* EXERCISE GOAL:
Below are the records. Count the lines containing the string "this", and reply with the number alone.

— Start of RECORDS SUPPLIED —

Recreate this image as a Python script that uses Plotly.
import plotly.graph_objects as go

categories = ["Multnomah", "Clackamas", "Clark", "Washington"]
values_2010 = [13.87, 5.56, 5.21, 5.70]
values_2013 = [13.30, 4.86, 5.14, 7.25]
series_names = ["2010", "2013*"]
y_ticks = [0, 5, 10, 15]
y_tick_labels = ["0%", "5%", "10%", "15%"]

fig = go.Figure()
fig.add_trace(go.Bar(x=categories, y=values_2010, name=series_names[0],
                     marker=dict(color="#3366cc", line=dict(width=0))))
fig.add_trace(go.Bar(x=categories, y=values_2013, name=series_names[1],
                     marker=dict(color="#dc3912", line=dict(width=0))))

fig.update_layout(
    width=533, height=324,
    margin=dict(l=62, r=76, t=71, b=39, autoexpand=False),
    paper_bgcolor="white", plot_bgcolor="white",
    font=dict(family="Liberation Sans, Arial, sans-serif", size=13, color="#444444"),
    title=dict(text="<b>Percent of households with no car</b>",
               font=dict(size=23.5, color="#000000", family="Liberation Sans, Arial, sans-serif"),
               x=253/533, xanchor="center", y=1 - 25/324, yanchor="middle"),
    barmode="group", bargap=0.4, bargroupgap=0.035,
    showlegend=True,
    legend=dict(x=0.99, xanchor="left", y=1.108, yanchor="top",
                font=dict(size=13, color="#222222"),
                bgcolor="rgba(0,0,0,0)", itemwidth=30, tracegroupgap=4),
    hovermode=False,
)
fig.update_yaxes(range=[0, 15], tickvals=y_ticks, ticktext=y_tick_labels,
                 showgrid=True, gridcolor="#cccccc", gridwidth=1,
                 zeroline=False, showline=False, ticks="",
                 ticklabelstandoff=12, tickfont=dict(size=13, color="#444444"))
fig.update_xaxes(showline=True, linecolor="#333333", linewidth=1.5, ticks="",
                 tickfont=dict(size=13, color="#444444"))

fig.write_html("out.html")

— End of RECORDS SUPPLIED —
— Start of RECORDS SUPPLIED —

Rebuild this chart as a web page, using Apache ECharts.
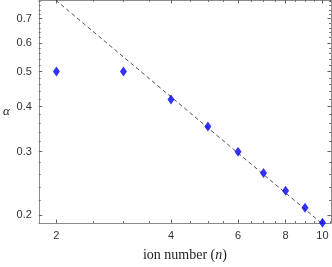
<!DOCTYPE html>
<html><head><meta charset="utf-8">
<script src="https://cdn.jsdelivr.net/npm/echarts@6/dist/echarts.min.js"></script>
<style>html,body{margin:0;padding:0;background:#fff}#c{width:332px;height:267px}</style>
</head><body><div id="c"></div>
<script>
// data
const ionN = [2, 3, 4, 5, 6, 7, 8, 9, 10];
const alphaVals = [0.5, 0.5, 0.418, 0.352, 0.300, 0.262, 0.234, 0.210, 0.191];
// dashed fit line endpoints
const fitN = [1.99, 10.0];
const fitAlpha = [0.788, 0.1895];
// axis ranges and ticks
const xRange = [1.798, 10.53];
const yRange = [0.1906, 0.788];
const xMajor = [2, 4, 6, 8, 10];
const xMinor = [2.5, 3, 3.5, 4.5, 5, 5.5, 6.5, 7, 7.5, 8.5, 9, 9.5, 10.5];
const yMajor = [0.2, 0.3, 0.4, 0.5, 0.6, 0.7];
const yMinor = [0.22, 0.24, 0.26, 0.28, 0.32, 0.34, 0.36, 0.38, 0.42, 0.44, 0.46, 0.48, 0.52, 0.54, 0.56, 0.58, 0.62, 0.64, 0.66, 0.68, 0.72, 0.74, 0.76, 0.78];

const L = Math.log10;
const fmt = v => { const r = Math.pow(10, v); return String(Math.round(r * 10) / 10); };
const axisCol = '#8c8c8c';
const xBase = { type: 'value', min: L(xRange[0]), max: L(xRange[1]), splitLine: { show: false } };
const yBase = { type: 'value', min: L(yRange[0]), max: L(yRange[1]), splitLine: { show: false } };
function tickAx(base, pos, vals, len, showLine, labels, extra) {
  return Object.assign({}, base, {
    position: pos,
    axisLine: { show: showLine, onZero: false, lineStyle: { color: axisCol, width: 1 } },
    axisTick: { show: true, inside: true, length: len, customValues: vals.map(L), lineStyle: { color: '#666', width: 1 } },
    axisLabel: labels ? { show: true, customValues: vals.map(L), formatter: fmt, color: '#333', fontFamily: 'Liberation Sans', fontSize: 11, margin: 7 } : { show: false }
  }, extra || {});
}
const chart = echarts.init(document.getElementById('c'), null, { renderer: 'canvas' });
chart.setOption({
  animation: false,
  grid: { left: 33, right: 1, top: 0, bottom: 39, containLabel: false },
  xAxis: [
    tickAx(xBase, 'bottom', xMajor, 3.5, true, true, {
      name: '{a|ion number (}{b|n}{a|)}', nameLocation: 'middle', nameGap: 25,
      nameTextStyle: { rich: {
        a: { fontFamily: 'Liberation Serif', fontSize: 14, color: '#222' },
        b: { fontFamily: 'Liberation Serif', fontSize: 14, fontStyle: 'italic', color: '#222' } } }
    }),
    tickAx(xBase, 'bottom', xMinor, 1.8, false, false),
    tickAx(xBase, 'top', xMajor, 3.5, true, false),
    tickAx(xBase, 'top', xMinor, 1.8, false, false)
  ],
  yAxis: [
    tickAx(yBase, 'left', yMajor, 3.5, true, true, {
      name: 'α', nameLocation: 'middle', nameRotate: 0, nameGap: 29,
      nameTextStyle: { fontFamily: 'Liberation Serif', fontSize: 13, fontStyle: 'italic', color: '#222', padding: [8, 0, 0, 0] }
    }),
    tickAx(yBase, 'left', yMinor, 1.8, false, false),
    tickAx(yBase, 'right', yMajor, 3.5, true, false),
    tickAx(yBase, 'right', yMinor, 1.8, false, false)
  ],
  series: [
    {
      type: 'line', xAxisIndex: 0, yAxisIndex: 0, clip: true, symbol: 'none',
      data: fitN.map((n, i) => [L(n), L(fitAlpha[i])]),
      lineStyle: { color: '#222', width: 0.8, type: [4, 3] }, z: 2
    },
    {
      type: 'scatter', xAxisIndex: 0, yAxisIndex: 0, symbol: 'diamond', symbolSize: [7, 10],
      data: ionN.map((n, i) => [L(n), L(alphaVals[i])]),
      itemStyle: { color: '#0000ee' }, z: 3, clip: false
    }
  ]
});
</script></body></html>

— End of RECORDS SUPPLIED —

* REPLY TO THE EXERCISE:
2